How Sunak’s future – as well as Suella Braverman’s – hangs in the balance
We have a prime minister waiting to see whether he feels strong enough to fire his home secretary, writes Andrew Grice. Whichever choice he makes, the delay is damning to his authority
Traditionally, Conservatives lined up to criticise left-wing Labour politicians for undermining the rightly sacred operational independence of the police. Today, the roles are reversed after Suella Braverman’s incendiary claim the police apply double standards on protests.
It’s another sign of the times: Labour is increasingly acting like a government and the Tories like an opposition. Braverman has inadvertently boosted Keir Starmer’s credentials on law and order just as the Tories draw up plans to demolish them at the coming election. Prior to the home secretary’s article in The Times criticising the police, the Tories were united on the fallout from the Israel-Hamas war, while Labour’s divisions created damaging headlines for Starmer. Now, the Tories are split over Braverman’s remarks and whether she should keep her job.
Labour was also more statesmanlike than the Tories about tomorrow’s pro-Palestinian march in London on Armistice Day; opposition frontbenchers said last weekend the planned route wouldn’t go past the Cenotaph in Whitehall, while Tories whipped up fears that it would. The organisers, the Palestinian Solidarity Campaign, told the Metropolitan Police a few weeks ago the march would avoid Whitehall – one reason why Mark Rowley, the Met commissioner, judged there was no need to ban it.
Braverman allies insist that, in alleging the police “play favourites” in their handling of protests, she is merely saying what a majority of people in this country are thinking. I’m not so sure. Freedom of speech, preserved by the heroes of two world wars who will be remembered in Sunday’s service at the Cenotaph, can’t be selective and must extend to people with whom you don’t agree. Sensible Tories accept this, while Braverman would rather play politics – including internal politics against Sunak by refusing to make all the changes to the article that Downing Street was within its rights to demand.
Her act of defiance is probably a breach of the ministerial code, which says “major interviews and media appearances, both print and broadcast,” should be agreed with the No 10 press office.
Even before the article emerged, Tory MPs were urging Sunak to sack her, as I reported on Wednesday.
Those numbers have grown considerably since. One Nation Conservatives never liked Braverman but her extreme language, rather than her actual views, has now lost the support of many mainstream Tories.
They are appalled that a Tory home secretary stirred up rather than calmed down community tensions at a highly sensitive time and made the police’s already difficult job at the march even harder. Indeed, Braverman has foolishly added the police to the list of non-partisan institutions the Tories undermined during the Johnson and Truss regimes – parliament, the courts, the civil service and the Office for Budget Responsibility among them. It wasn’t supposed to continue on Sunak’s watch.

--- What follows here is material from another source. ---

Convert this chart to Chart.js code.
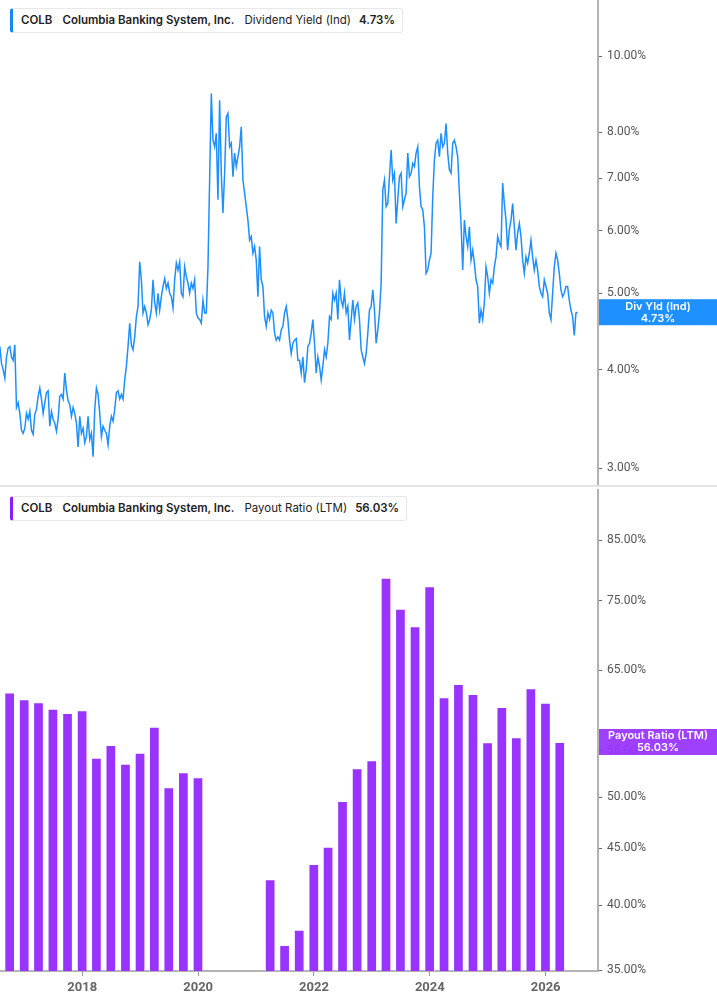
<!DOCTYPE html>
<html>
<head>
<meta charset="utf-8">
<script src="https://cdn.jsdelivr.net/npm/chart.js@4.4.1/dist/chart.umd.min.js"></script>
<style>
html, body { margin: 0; padding: 0; background: #fff; }
#wrap { position: relative; width: 717px; height: 1005px; overflow: hidden; font-family: Inter, "Noto Sans", sans-serif; }
canvas { position: absolute; left: 0; }
#yieldChart { top: 0; }
#payoutChart { top: 487px; }
.sep { position: absolute; left: 0; top: 485px; width: 717px; height: 2px; background: #e3e3e3; }
.hdr { position: absolute; left: 10px; height: 23px; line-height: 23px; padding: 0 7px 0 8px; background: #fff;
       border: 1px solid #e8e8e8; border-left: 3px solid; border-radius: 3px; font-size: 11.5px; color: #222; white-space: nowrap; }
.hdr b { font-weight: 600; margin-right: 10px; }
.hdr span { margin-right: 8px; }
.hdr b:last-child { margin-right: 0; }
</style>
</head>
<body>
<div id="wrap">
  <canvas id="yieldChart" width="717" height="485"></canvas>
  <div class="sep"></div>
  <canvas id="payoutChart" width="717" height="518"></canvas>
  <div class="hdr" id="hdrYield" style="top:8px;border-left-color:#1a86f5">
    <b>COLB</b><b>Columbia Banking System, Inc.</b><span>Dividend Yield (Ind)</span><b id="yieldLast"></b>
  </div>
  <div class="hdr" id="hdrPayout" style="top:496px;border-left-color:#8a1cff">
    <b>COLB</b><b>Columbia Banking System, Inc.</b><span>Payout Ratio (LTM)</span><b id="payoutLast"></b>
  </div>
</div>
<script>
// shared time axis
const axisStart = '2016-07-31';
const axisEnd = '2026-11-27';
const yearTicks = [2018, 2020, 2022, 2024, 2026];

// dividend yield (%), sampled every ~10.5 days
const yieldStartDate = '2016-07-30';
const yieldStepDays = 10.5;
const yieldValues = [
  4.28, 4.07, 4.00, 3.90, 4.15, 4.26, 4.28, 4.15, 4.11, 4.30,
  3.58, 3.63, 3.52, 3.35, 3.32, 3.37, 3.52, 3.46, 3.54, 3.35,
  3.31, 3.51, 3.56, 3.70, 3.79, 3.67, 3.52, 3.63, 3.74, 3.76,
  3.39, 3.54, 3.46, 3.42, 3.34, 3.46, 3.70, 3.72, 3.67, 3.96,
  3.77, 3.65, 3.61, 3.49, 3.58, 3.52, 3.42, 3.19, 3.49, 3.32,
  3.37, 3.23, 3.29, 3.49, 3.26, 3.32, 3.10, 3.56, 3.79, 3.72,
  3.52, 3.29, 3.39, 3.35, 3.32, 3.21, 3.39, 3.49, 3.44, 3.56,
  3.74, 3.76, 3.67, 3.72, 3.67, 3.88, 4.04, 4.28, 4.58, 4.30,
  4.24, 4.40, 4.67, 4.81, 5.48, 5.20, 4.72, 4.81, 4.72, 4.56,
  4.63, 4.76, 5.20, 4.86, 4.72, 5.00, 4.76, 4.95, 5.10, 5.22,
  5.07, 5.15, 5.00, 4.95, 4.79, 5.20, 5.46, 5.35, 5.48, 5.00,
  4.95, 5.40, 5.25, 5.15, 5.00, 5.15, 5.07, 5.20, 4.72, 4.65,
  4.63, 4.58, 4.90, 4.72, 4.72, 5.40, 6.96, 8.96, 7.82, 7.67,
  7.98, 6.57, 8.79, 7.10, 6.32, 7.10, 8.37, 8.46, 7.67, 7.75,
  7.03, 7.53, 7.24, 7.45, 7.67, 8.13, 6.96, 6.70, 6.44, 6.19,
  5.84, 5.90, 5.62, 5.73, 5.51, 4.95, 5.73, 5.20, 5.10, 4.67,
  4.54, 4.72, 4.63, 4.76, 4.72, 4.45, 4.36, 4.40, 4.36, 4.49,
  4.54, 4.72, 4.81, 4.63, 4.36, 4.19, 4.32, 4.36, 4.38, 4.11,
  4.11, 3.96, 4.15, 3.85, 4.00, 4.28, 4.32, 4.45, 4.63, 4.32,
  3.96, 4.15, 4.04, 3.88, 4.04, 4.24, 4.15, 4.32, 4.67, 4.63,
  5.00, 4.90, 5.00, 4.63, 5.20, 4.90, 4.81, 5.00, 4.72, 4.81,
  4.36, 4.63, 4.90, 4.63, 4.81, 4.86, 4.63, 4.24, 4.15, 4.07,
  4.19, 4.45, 4.76, 4.81, 5.05, 4.76, 4.32, 4.49, 4.72, 5.15,
  6.76, 6.96, 6.44, 6.50, 7.03, 7.60, 6.96, 7.10, 6.13, 6.57,
  7.03, 7.10, 6.44, 6.57, 6.70, 7.53, 7.03, 7.10, 7.31, 7.24,
  7.53, 7.67, 6.83, 6.44, 6.38, 6.07, 5.30, 5.35, 5.51, 5.62,
  6.63, 7.38, 7.75, 7.82, 7.45, 7.98, 7.67, 7.75, 8.21, 7.53,
  7.17, 7.10, 7.75, 7.82, 7.67, 7.45, 6.70, 6.13, 5.35, 6.19,
  5.90, 5.73, 6.07, 5.51, 5.67, 5.46, 5.20, 5.10, 4.58, 4.76,
  4.63, 4.86, 5.40, 5.25, 5.00, 5.20, 5.15, 5.40, 5.56, 5.90,
  5.79, 5.73, 6.90, 6.50, 6.19, 5.67, 6.02, 6.19, 6.50, 6.07,
  5.67, 5.96, 6.13, 5.90, 5.51, 5.30, 5.56, 5.46, 5.62, 5.84,
  5.56, 5.35, 5.51, 5.35, 5.10, 5.00, 4.95, 5.20, 5.10, 5.00,
  4.72, 4.63, 5.00, 5.40, 5.62, 5.51, 5.30, 5.05, 4.95, 5.00,
  5.10, 5.10, 4.90, 4.76, 4.67, 4.42, 4.72, 4.73
];
const yieldTicks = [3, 4, 5, 6, 7, 8, 10];

// payout ratio (LTM, %), quarter ends
const payoutDates = [
  '2016-06-30', '2016-09-30', '2016-12-31', '2017-03-31', '2017-06-30', '2017-09-30', '2017-12-31',
  '2018-03-31', '2018-06-30', '2018-09-30', '2018-12-31', '2019-03-31', '2019-06-30', '2019-09-30', '2019-12-31',
  '2020-03-31', '2020-06-30', '2020-09-30', '2020-12-31',
  '2021-03-31', '2021-06-30', '2021-09-30', '2021-12-31', '2022-03-31', '2022-06-30', '2022-09-30', '2022-12-31',
  '2023-03-31', '2023-06-30', '2023-09-30', '2023-12-31', '2024-03-31', '2024-06-30', '2024-09-30', '2024-12-31',
  '2025-03-31', '2025-06-30', '2025-09-30', '2025-12-31', '2026-03-31'
];
const payoutValues = [
  62.25, 62.07, 61.19, 60.81, 60.01, 59.48, 59.82,
  54.24, 55.68, 53.58, 54.80, 57.83, 51.03, 52.63, 52.09,
  null, null, null, null,
  42.20, 36.86, 38.03, 43.55, 45.14, 49.61, 53.07, 53.95,
  78.63, 73.76, 71.14, 77.26, 61.44, 63.15, 61.86, 55.99,
  60.22, 56.58, 62.59, 60.76, 56.03
];
const payoutTicks = [35, 40, 45, 50, 55, 65, 75, 85];

function toYear(s) {
  const d = new Date(s + 'T00:00:00Z');
  const y = d.getUTCFullYear();
  const a = Date.UTC(y, 0, 1), b = Date.UTC(y + 1, 0, 1);
  return y + (d.getTime() - a) / (b - a);
}

const xMin = toYear(axisStart);
const xMax = toYear(axisEnd);
const yieldStart = toYear(yieldStartDate);
const yieldPoints = yieldValues.map((v, i) => ({ x: yieldStart + i * yieldStepDays / 365.25, y: v }));
const payoutPoints = payoutDates.map((d, i) => ({ x: toYear(d), y: payoutValues[i] }));

const yieldLast = yieldValues[yieldValues.length - 1];
const payoutLast = payoutValues[payoutValues.length - 1];
document.getElementById('yieldLast').textContent = yieldLast.toFixed(2) + '%';
document.getElementById('payoutLast').textContent = payoutLast.toFixed(2) + '%';

function lastValueBox(label, color, value) {
  return {
    id: 'lastValueBox',
    afterDraw(chart) {
      const ctx = chart.ctx;
      const area = chart.chartArea;
      const y = chart.scales.y.getPixelForValue(value);
      const left = area.right + 1;
      ctx.save();
      ctx.fillStyle = color;
      ctx.fillRect(left, y - 13, chart.width - left, 26);
      ctx.fillStyle = '#fff';
      ctx.font = '600 11px Inter';
      ctx.textAlign = 'center';
      ctx.textBaseline = 'middle';
      const cx = (left + chart.width) / 2;
      ctx.fillText(label, cx, y - 6);
      ctx.fillText(value.toFixed(2) + '%', cx, y + 6);
      ctx.restore();
    }
  };
}

// no label overhang padding, fixed width
function fitRight(s) {
  s.width = 119;
  s.paddingTop = 0;
  s.paddingBottom = 0;
}

function rightAxis(min, max, tickList) {
  return {
    type: 'logarithmic',
    position: 'right',
    min: min,
    max: max,
    afterBuildTicks: s => { s.ticks = tickList.map(v => ({ value: v })); },
    afterFit: fitRight,
    ticks: {
      autoSkip: false,
      callback: v => Number(v).toFixed(2) + '%',
      color: '#555',
      font: { family: 'Roboto', size: 12 },
      padding: 5
    },
    grid: { drawOnChartArea: false, drawTicks: true, tickLength: 4, color: '#666' },
    border: { color: '#b3b3b3', width: 2 }
  };
}

new Chart(document.getElementById('yieldChart'), {
  type: 'line',
  data: {
    datasets: [{
      data: yieldPoints,
      borderColor: '#1e8fff',
      borderWidth: 1.5,
      pointRadius: 0,
      tension: 0
    }]
  },
  options: {
    responsive: false,
    animation: false,
    events: [],
    layout: { padding: { top: 0, bottom: 1, left: 0, right: 0 } },
    plugins: { legend: { display: false }, tooltip: { enabled: false } },
    scales: {
      x: { type: 'linear', min: xMin, max: xMax, display: false },
      y: rightAxis(2.863, 11.78, yieldTicks)
    }
  },
  plugins: [lastValueBox('Div Yld (Ind)', '#1e90ff', yieldLast)]
});

new Chart(document.getElementById('payoutChart'), {
  type: 'bar',
  data: {
    datasets: [{
      data: payoutPoints,
      backgroundColor: '#9933ff',
      borderColor: 'rgba(255,255,255,0.45)',
      borderWidth: { top: 1, left: 1, right: 1, bottom: 0 },
      borderSkipped: 'bottom',
      barPercentage: 0.75,
      categoryPercentage: 1
    }]
  },
  options: {
    responsive: false,
    animation: false,
    events: [],
    layout: { padding: { top: 3, bottom: 0, left: 0, right: 0 } },
    plugins: { legend: { display: false }, tooltip: { enabled: false } },
    scales: {
      x: {
        type: 'linear',
        offset: false,
        min: xMin,
        max: xMax,
        afterBuildTicks: s => { s.ticks = yearTicks.map(v => ({ value: v })); },
        afterFit: s => { s.height = 34; s.paddingLeft = 0; s.paddingRight = 0; },
        ticks: {
          autoSkip: false,
          maxRotation: 0,
          callback: v => String(v),
          color: '#666',
          font: { family: 'Roboto', size: 13, weight: 'bold' },
          padding: 4
        },
        grid: { drawOnChartArea: false, offset: false, tickLength: 5, color: '#999' },
        border: { color: '#b3b3b3', width: 2 }
      },
      y: rightAxis(34.93, 94.24, payoutTicks)
    }
  },
  plugins: [lastValueBox('Payout Ratio (LTM)', 'rgba(153,51,255,0.94)', payoutLast)]
});
</script>
</body>
</html>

The prime minister has a huge dilemma: he will look weak if he doesn’t sack Braverman but dismissing her would risk a right-wing backlash. There are predictable dark threats that 60 right-wing MPs would force a vote of confidence in him as party leader in the hope of installing Braverman before the election. Back on Planet Earth, her Tory enemies put her gang at more like six.
I don’t believe the right would secure the numbers required to trigger such a vote – 53 Tory MPs, 15 per cent of the 350 – but they could make enough noise to destabilise Sunak in the election run-up. This would make the Tories look like a rabble again, blowing up Sunak’s claim to have brought stability after the turmoil and divisions of recent years.
Braverman’s future may now hinge on what happens at tomorrow’s march; if there is serious disorder, she will doubtless claim she has been vindicated. It might also depend on the Supreme Court’s judgment next Wednesday on her controversial plan to send migrants to Rwanda.
If the court rules in the government’s favour, Sunak might find it harder to fire Braverman. But if it loses, she will have failed, even though on this occasion she is carrying out Sunak’s policy. Defeat would see Braverman intensify her campaign for the UK to leave the European Convention of Human Rights (ECHR). Sunak would probably prefer she did that from the backbenches, though the permanent rebel would then have a cause that appealed to many Tories – and might force Sunak to promise a referendum on quitting the ECHR in the Tory manifesto.
So we have a prime minister waiting to see whether he feels strong enough to fire his home secretary. Although Sunak will claim it’s all about due process, the delay in deciding her fate erodes his authority. Keeping Braverman after her act of open defiance would further diminish it, which is why she has to go.